Postal strike reports

Postal workers, members of the Communication Workers Union, have been on strike this month in most parts of the country. This is part of the campaign against management bullying and their imposition of cuts in working conditions. Workers in Stoke are on indefinite strike. There is a ballot for national action in September.

Stockport and Merseyside

Over 97% of 200 postal workers at Stockport central delivery office were on strike on 22 August.

Hugh Caffrey

The union rep told me: “People have had enough, it’s crunch time. We used to finish at 2pm, now we’ll be out til 3 or 4pm and we’re not getting paid for that.”

The top manager at Stockport CDO gets an £8,000 bonus on top of his salary. The manager above him gets a £16,000 bonus. Bonuses are based on reducing the hours of those who actually do the work.

At the time of writing, postal workers have taken five days unofficial action at Wallasey sorting office on Merseyside. Workers in Wigan and in Rochdale are taking official action for three and one days respectively.

Workers at Warrington regional distribution centre face disciplinary action for refusing to handle mail which managers sent to Warrington in an attempt to undermine strikes in the Midlands.

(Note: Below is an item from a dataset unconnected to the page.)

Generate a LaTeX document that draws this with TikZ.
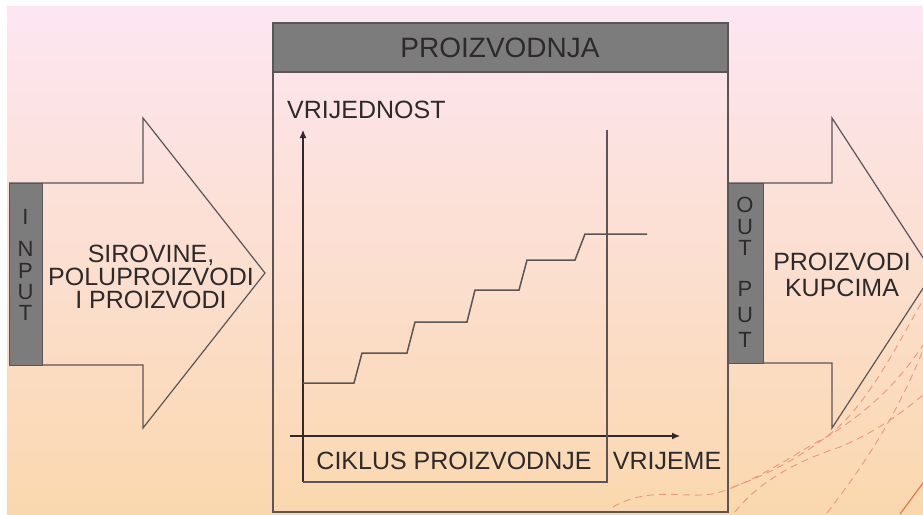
\documentclass[tikz,border=0pt]{standalone}
\usepackage{fontspec}
\setmainfont{Liberation Sans}
\usetikzlibrary{positioning,arrows.meta}
\definecolor{prodink}{HTML}{2E2A2C}
\definecolor{prodline}{HTML}{5A5658}
\definecolor{prodgray}{HTML}{7C7C7C}
\definecolor{bgtop}{HTML}{FDE6F2}
\definecolor{bgmid}{HTML}{FCE1DC}
\definecolor{bgbot}{HTML}{FAD8AE}
\definecolor{trailred}{HTML}{E9977F}
\definecolor{trailsolid}{HTML}{E4784A}
\tikzset{
  frame/.style  ={draw=prodline,line width=1.3pt},
  bar/.style    ={fill=prodgray,draw=prodline,line width=0.8pt},
  bigarrow/.style={draw=prodline,line width=1.2pt,line join=miter},
  lbl/.style    ={text=prodink,font=\fontsize{25}{23}\selectfont,align=center,inner sep=0pt},
  letter/.style ={text=prodink,font=\fontsize{22}{22}\selectfont,inner sep=0pt},
  axis/.style   ={draw=prodink,line width=1.1pt,-{Latex[length=8pt,width=7pt]}},
  stairs/.style ={draw=prodline,line width=1.5pt},
  trail/.style  ={draw=trailred,line width=0.9pt,dash pattern=on 7pt off 5pt},
}

\begin{document}
\begin{tikzpicture}[x=1pt,y=-1pt]
  \useasboundingbox (0,0) rectangle (923,514);
  \fill[white] (0,0) rectangle (923,514);
  \fill[top color=bgtop,middle color=bgmid,bottom color=bgbot] (7,6) rectangle (923,514);

  % decorative trails, bottom right
  \begin{scope}
    \clip (0,0) rectangle (923,514);
    \draw[trail] (613,507) .. controls (650,485) and (690,500) .. (717,493)
                 .. controls (760,480) and (800,450) .. (830,435)
                 .. controls (870,410) and (900,380) .. (923,345);
    \draw[trail] (735,512) .. controls (760,480) and (800,460) .. (840,447)
                 .. controls (880,430) and (905,410) .. (923,395);
    \draw[trail] (733,487) .. controls (780,470) and (810,450) .. (835,430)
                 .. controls (870,400) and (900,340) .. (923,300);
    \draw[trail] (827,513) .. controls (860,470) and (895,420) .. (923,350);
    \draw[trailsolid,line width=1.2pt] (900,514) -- (923,483);
  \end{scope}

  % input arrow
  \draw[bigarrow] (9,183) -- (143,183) -- (143,118) -- (265,273)
                  -- (143,428) -- (143,365) -- (9,365);
  \draw[bar] (9,183) rectangle (42,365);
  \foreach \ch/\yy [count=\i] in {I/217,N/249,P/271,U/292,T/313}
    \node[letter] (in\i) at (25.5,\yy) {\ch};
  \node[lbl] (raw) at (151,277) {SIROVINE,\\POLUPROIZVODI\\I PROIZVODI};

  % output arrow
  \begin{scope}
    \clip (0,0) rectangle (923,514);
    \draw[bigarrow] (727,183) -- (832,183) -- (832,118) -- (933,273)
                    -- (832,428) -- (832,363) -- (727,363);
  \end{scope}
  \draw[bar] (727,183) rectangle (763,363);
  \foreach \ch/\yy [count=\i] in {O/205,U/227,T/248,P/289,U/315,T/340}
    \node[letter] (out\i) at (745,\yy) {\ch};
  \node[lbl, font=\fontsize{25}{26}\selectfont] (goods) at (842,275) {PROIZVODI\\KUPCIMA};

  % production box
  \fill[prodgray] (273,23) rectangle (728,72);
  \draw[frame] (273,23) rectangle (728,512);
  \draw[frame] (273,72) -- (728,72);
  \node[text=prodink,font=\fontsize{28}{28}\selectfont,inner sep=0pt] (title) at (500,48) {PROIZVODNJA};

  % value over time
  \coordinate (ybot) at (303,482);
  \coordinate (ytop) at (303,130);
  \coordinate (xl) at (290,436);
  \coordinate (xr) at (680,436);
  \coordinate (cbot) at (607,482);
  \coordinate (ctop) at (607,130);
  \draw[axis] (ybot) -- (ytop);
  \draw[axis] (xl) -- (xr);
  \draw[frame,line width=1.1pt] (ybot) -- (cbot) -- (ctop);
  \node[lbl, anchor=west] (value) at (287,110) {VRIJEDNOST};
  \node[lbl] (cycle) at (454,461) {CIKLUS PROIZVODNJE};
  \node[lbl] (time) at (667,461) {VRIJEME};

  \draw[stairs] (303,383) -- (354,383) -- (362,353) -- (407,353) -- (415,322)
                -- (467,322) -- (475,290) -- (519,290) -- (527,260) -- (575,260)
                -- (585,234) -- (647,234);
\end{tikzpicture}
\end{document}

Twelvetrees mail centre, east London

CWU pickets at Twelvetrees mail centre and delivery office in Tower Hamlets, London were as resolute as ever as they started their seventh day of strike action.

Paula Mitchell

One striker, Keith explained: “I was going to say that this dispute is about conditions. But it’s about our rights. And it’s about the future of our jobs and the whole postal service. Crozier and Co run this like a business now, not a service. They couldn’t care less about Mrs Jones’s letters, they just care about profits. They treat us like serfs. They’re feudal landowners and we’re their chattel.”

Union rep Steve expressed the determination of the workers to keep going. “This office is one of the militant ones. They want to shut down one of the London mail centres. They’d probably like to shut Mount Pleasant and move everything here, if they could tame us and get us to be good boys.”

In between strike days the workers at Twelvetrees have been “doing the job properly” – not a formal work-to-rule, but just doing the job as it should properly be done, rather than cutting corners and speeding up. This demonstrates that the changes in working practices and cuts in hours and staff are simply based on increasing exploitation and reducing the efficiency of the service as “doing the job properly” results in every day ending without the work being cleared.

On the picket line there is a lot of discussion about strategy. There has been a strike in London almost every week since the action started in June. The workers at Twelvetrees are glad that there’s a national ballot at last but they believe the union is dragging its feet. The ballot will take place during September and there may not be national action called until October. They think national action should have been taken from the start, instead of leaving areas to fight separately and risk wearing the workers down before there’s a national walkout.

The other main discussion on the picket line is about the Labour Party. The London CWU division is planning a ballot on stopping funding to the Labour Party. The pickets are unanimous – the funding should stop, and trade unionists should stand their own candidates. There is a lot of interest in the possibility of a workers’ list of candidates in the general election, following on from No2EU in the euro elections.

Burdett Road, east London

East London postal workers told Naomi Byron:

“Even while the strike is going on Royal Mail are going ahead with executive action in some offices and bringing in the very changes we’re striking against. The delivery office manager here was really dismissive of the figure of 26 job cuts, arms in the air, bewildered at how we had come by this figure – now confirmed at 23 job losses!

“It’s not just 23 job losses, it’s also the downgrading of hours to take away overtime and ultimately one step away from a fully part-time workforce on 20 hour contracts where only a few full-time staff will be there to prep the work for them. They just took on the first part-time worker on a 20 hour a week contract.

“Before if someone went sick you’d get eight hours overtime if you did their job. Now you’re paid four hours overtime to do the delivery, and someone else has to do the preparation on top of their own work. In a few months time they won’t pay any overtime for the delivery, you’ll just have to absorb that work for your basic pay.

“The strike needs to go national. There’s complete distrust between management and workers. To management you’re just a number. 15 years ago the camaraderie and atmosphere at work was really good, now management just think you should be grateful for a job.”